Ермак. Легенда о сибирском конквистдоре 11

 Мужицкий царь на берегах  азиатской  Амазонки?

  Пытаясь разобраться  - отчего столь молниеносной  оказалась победа Ермака,  следует понять и то, почему, ввязавшись в столь рискованное предприятие, за ним пошли люди? В чём секрет  популярности казачьего атамана? Воинство Писарро состояло из нищенствующих идальго, закаленных бродяг-авантюристов, людей которым было нечего терять. Это уже по сути дела была карикатура на рыцарство. Таков был  Писарро в свои 55 лет, незаконнорожденный сын обнищавшего идальго, пасший в детстве свиней.  Небескорыстный Карл I  освободил видного деятеля конкисты из тюрьмы, куда его усадили за непогашенные долги предыдущей экспедиции, дал патент на завоевание Перу, назначил  губернатором присоединенных к   испанской короне земель. Но всё это были эфемерные почести.
  Чуть ли не год в год действовавший на североамериканском континенте  рыцарь туманного Альбиона, фаворит английской королевы Елизаветы I Вальтер Рейли удостоился за свои заокеанские подвиги застенков Тауэра. Только что не увенчавшие себя тазиками для бритья,  участники беспрецедентной экспедиции Писарро страстно желали  вырвать реванш у судьбы – обидчицы. Их Дульсинеей  стали грёзы о золоте. Во имя этой блистательной красавицы конкистадоры  были полны решимости повергнуть демонов языческого мира.  Ядро «экспедиционного корпуса» атамана Ермака, которому к началу его похода тоже было никак не меньше 40-50 лет, составляли люди не робкого десятка, погулявшие и по Волге, и по Дону, теперь( в связи с падением Казани и Астрахани) переместившиеся на Яик. Взятие Казани и Астрахани было такой же прелюдией к завоеванию Кашлыка, как разгром Тенотчитлана  разминкой пред атакой конкистадоров на Кито и Куско.

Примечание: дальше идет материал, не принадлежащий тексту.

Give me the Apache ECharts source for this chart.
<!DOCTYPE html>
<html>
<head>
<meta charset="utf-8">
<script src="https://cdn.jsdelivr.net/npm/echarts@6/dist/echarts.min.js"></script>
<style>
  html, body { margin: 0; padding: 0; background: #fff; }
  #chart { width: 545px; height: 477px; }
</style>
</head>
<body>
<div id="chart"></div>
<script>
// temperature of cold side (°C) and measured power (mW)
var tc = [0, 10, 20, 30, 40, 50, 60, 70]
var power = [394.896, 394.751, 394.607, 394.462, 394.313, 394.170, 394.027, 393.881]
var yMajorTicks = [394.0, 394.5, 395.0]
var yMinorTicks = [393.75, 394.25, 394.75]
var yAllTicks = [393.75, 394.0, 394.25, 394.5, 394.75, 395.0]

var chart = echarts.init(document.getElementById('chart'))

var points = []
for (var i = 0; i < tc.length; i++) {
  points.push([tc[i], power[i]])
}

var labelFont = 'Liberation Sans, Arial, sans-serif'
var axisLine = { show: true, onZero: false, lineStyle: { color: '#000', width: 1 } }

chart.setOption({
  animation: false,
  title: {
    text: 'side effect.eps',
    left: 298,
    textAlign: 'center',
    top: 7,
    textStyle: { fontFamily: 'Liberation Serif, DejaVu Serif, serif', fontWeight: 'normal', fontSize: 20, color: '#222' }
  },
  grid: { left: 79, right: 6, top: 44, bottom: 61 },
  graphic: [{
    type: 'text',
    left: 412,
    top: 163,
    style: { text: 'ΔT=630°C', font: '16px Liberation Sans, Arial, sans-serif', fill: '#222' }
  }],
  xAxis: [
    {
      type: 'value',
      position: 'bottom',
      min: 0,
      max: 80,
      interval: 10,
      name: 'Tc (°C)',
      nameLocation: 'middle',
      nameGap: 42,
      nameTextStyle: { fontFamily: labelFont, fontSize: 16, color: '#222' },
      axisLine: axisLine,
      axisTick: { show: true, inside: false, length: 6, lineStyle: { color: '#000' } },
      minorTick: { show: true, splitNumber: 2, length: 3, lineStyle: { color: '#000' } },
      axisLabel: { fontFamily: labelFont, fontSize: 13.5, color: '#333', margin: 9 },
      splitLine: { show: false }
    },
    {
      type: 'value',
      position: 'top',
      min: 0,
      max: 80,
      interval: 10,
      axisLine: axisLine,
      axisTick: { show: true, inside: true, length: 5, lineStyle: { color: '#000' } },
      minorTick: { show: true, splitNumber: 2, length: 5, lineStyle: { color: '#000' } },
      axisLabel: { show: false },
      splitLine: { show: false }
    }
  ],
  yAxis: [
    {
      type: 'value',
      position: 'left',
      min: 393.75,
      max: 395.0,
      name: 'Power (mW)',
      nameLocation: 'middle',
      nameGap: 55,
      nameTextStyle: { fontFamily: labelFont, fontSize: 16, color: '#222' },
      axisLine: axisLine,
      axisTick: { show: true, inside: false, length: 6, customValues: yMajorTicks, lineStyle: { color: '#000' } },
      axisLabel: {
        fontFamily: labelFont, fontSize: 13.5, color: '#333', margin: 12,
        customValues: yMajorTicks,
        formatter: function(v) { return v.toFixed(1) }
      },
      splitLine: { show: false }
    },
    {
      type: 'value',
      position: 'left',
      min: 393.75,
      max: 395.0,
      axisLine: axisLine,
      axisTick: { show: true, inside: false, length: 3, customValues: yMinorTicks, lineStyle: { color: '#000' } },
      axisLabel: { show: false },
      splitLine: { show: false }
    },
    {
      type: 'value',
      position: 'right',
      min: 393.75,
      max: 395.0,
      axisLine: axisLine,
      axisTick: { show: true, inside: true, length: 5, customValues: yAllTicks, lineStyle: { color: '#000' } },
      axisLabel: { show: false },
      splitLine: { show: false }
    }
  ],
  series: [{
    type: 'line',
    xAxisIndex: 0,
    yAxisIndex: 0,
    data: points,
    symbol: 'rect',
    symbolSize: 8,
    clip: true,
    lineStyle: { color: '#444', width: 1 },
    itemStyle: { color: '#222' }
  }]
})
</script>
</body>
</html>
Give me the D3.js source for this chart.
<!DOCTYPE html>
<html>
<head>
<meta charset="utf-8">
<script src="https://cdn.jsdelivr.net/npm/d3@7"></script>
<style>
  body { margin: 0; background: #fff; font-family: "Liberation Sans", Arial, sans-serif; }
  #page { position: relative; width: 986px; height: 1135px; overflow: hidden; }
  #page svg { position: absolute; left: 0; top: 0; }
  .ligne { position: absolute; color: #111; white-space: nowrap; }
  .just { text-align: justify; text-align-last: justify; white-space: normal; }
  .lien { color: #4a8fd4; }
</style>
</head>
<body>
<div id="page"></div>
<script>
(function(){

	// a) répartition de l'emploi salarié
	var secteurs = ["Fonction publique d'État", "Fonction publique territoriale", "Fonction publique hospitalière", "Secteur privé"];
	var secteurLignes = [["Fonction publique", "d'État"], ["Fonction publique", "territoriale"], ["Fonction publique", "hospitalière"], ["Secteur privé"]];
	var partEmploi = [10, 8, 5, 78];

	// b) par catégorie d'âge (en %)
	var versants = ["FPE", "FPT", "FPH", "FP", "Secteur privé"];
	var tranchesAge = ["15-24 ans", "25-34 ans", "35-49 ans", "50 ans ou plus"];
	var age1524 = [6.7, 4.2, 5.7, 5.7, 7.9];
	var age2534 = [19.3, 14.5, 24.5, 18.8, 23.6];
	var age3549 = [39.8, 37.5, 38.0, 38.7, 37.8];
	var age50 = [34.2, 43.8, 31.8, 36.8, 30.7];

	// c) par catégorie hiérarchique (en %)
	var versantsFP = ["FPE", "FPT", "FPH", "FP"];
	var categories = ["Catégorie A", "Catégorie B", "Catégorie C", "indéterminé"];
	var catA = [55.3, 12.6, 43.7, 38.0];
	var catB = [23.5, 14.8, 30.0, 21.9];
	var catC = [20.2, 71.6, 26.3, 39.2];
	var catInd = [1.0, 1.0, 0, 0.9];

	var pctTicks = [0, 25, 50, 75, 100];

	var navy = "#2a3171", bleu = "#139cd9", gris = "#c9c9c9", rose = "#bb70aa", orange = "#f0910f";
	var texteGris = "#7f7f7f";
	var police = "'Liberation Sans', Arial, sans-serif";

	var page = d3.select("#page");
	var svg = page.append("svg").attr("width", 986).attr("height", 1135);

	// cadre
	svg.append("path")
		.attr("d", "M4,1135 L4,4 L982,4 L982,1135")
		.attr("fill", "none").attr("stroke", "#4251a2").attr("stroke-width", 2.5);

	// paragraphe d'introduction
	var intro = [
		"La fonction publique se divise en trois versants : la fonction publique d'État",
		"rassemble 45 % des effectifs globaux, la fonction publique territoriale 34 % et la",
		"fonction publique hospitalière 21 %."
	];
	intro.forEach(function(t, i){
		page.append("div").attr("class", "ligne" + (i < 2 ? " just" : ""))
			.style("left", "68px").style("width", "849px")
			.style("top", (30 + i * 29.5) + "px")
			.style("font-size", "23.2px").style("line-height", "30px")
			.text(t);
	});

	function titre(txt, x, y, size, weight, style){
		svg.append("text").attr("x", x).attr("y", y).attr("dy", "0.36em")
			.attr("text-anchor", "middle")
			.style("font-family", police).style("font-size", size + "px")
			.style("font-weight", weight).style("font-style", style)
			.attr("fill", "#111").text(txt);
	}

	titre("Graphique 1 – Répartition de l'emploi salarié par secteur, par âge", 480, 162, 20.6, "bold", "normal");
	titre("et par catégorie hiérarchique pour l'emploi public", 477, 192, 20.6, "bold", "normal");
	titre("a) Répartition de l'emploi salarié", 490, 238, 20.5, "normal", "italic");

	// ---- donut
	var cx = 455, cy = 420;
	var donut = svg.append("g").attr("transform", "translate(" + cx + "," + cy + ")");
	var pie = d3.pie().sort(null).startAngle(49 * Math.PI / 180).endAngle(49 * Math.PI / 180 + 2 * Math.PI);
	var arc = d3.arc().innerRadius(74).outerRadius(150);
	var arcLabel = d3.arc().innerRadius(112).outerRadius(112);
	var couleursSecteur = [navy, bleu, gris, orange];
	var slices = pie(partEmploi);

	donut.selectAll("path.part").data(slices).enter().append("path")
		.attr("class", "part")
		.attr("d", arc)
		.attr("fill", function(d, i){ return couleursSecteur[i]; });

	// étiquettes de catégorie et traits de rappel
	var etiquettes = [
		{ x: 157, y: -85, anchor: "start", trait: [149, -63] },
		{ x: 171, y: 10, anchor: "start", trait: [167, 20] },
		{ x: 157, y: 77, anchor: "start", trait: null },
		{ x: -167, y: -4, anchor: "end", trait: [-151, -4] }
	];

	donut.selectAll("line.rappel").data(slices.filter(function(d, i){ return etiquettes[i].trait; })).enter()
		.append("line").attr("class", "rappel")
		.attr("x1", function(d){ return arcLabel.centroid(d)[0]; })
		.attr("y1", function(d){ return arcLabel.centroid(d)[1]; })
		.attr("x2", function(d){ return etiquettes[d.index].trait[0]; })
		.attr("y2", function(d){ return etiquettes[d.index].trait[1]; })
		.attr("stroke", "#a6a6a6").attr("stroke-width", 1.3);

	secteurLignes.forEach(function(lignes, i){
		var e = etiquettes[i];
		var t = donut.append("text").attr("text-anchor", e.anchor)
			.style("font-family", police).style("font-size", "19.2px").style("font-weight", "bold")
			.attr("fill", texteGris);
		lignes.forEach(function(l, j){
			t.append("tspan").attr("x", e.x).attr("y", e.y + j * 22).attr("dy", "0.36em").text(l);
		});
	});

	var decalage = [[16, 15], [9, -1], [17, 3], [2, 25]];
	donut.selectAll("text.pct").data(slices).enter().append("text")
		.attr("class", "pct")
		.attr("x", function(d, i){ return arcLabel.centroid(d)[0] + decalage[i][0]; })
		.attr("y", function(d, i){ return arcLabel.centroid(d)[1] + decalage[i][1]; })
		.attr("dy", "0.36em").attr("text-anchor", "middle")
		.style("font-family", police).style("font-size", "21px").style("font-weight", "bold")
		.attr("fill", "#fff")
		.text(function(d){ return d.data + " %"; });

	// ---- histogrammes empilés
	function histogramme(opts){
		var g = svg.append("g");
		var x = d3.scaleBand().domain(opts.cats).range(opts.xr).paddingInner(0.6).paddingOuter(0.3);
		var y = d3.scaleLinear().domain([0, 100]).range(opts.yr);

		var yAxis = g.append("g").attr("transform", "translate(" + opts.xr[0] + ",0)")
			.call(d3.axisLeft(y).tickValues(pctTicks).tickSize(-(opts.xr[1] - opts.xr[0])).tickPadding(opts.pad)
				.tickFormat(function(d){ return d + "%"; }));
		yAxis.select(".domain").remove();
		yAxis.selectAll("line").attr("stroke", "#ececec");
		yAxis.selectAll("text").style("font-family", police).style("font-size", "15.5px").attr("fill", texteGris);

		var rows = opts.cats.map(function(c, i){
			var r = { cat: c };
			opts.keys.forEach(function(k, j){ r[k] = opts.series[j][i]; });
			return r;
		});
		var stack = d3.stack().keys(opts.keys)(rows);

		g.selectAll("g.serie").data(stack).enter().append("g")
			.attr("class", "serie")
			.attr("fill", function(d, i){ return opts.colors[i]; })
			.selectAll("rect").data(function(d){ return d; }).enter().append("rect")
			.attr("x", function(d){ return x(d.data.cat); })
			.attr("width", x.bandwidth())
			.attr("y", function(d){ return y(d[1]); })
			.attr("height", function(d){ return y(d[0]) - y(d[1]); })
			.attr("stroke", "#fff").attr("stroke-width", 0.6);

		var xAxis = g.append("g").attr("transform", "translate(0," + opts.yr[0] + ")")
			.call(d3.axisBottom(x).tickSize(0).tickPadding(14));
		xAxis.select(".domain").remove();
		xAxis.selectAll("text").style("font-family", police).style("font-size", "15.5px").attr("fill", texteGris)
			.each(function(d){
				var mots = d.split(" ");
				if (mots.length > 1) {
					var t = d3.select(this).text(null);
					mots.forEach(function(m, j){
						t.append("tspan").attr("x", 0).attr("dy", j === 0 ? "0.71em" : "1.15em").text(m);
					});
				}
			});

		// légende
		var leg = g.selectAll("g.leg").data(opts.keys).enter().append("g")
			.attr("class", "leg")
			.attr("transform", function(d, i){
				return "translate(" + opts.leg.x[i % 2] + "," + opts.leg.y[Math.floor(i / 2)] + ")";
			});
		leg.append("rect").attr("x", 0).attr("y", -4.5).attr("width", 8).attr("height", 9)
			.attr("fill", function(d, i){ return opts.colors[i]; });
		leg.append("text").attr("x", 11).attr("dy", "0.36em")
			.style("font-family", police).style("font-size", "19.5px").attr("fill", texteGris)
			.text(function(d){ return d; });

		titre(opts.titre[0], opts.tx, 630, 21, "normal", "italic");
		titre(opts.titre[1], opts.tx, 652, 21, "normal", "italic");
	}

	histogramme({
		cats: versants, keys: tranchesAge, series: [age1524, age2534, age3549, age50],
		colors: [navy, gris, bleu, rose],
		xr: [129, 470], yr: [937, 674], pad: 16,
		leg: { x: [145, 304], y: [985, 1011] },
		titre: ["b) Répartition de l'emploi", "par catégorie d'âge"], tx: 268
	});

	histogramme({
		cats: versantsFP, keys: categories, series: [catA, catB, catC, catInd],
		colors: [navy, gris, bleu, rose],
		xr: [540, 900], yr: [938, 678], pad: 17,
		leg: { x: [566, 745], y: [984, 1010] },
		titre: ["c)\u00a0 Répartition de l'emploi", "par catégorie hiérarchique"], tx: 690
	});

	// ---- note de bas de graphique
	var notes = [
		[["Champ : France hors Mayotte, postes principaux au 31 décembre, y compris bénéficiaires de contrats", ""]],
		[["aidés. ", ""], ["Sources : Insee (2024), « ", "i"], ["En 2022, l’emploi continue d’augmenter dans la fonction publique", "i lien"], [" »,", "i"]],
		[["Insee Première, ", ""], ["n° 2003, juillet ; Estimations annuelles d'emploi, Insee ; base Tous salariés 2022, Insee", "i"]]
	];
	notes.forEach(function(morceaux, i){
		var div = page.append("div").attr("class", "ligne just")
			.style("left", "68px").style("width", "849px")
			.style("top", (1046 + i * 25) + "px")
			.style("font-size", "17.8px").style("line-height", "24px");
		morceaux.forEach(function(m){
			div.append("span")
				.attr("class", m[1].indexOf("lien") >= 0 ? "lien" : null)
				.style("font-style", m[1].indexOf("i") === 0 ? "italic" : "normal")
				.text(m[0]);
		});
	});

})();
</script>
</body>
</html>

  Неоднозначно трактуемый в исторической литературе вопрос о причастности  Ермака к разбоям и грабежам   вряд ли есть смысл рассматривать в морально - нравственной плоскости. Таков был образ жизни вольных казаков, представлявших собою Робин Гудов своего времени. И отсутствие документальных свидетельств «криминала» отнюдь не означает, что его не было. Вряд ли и многие из тогда ограбленных стремились заявлять об этом, да и поимка лихих людишек на бескрайних российских просторах всегда была делом проблематичным.  Совершить рейд по тылам  за «зипунами» было для станичников обыденным мероприятием и преследовало  армейские походы атаманов-есаулов  вплоть до  ухода казачества в историческое прошлое. Не случайно среди причин поражения Белого движения Деникин в своих мемуарах указывает на эту погибельную древнюю традицию грабежей мест боевых действий.   Конечно же, некорректно было бы  обвинять атамана в чем-либо, не имея на то прямых доказательств, а лишь потому, что таковы были нравы среды, которую он олицетворял. Но эта «косвенная улика» вполне может способствовать пониманию ситуации, в которой ему довелось действовать.
 
Облагодетельствованный  Иваном Грозным Иван Кольцо не был пай-мальчиком. Да и  практически слившиеся в фольклоре  образы-близнецы Разина и Ермака говорят о том, что завоеватель Сибири был в народном восприятии воплощением «бунташного духа»,  удали, разгульной вольницы. Но не смотря на то, что в боевой ватаге атамана наличествовали люди бежавшие от секиры палача и ужасов стрелецкой казни, предприятие затеянное Ермаком не было чем–то вроде  отчаянной атаки идущего на смерть штрафного батальона. Ермак мог быть и отнюдь не «криминальным авторитетом» среди таковых. Он мог уравновешивать  головореза Ивана Кольцо в качестве ветерана- военного,  закаленного в битвах с Ливонией.  (Некоторые песенные источники «вставляют» легендарного атамана и в баталию взятия Казани.)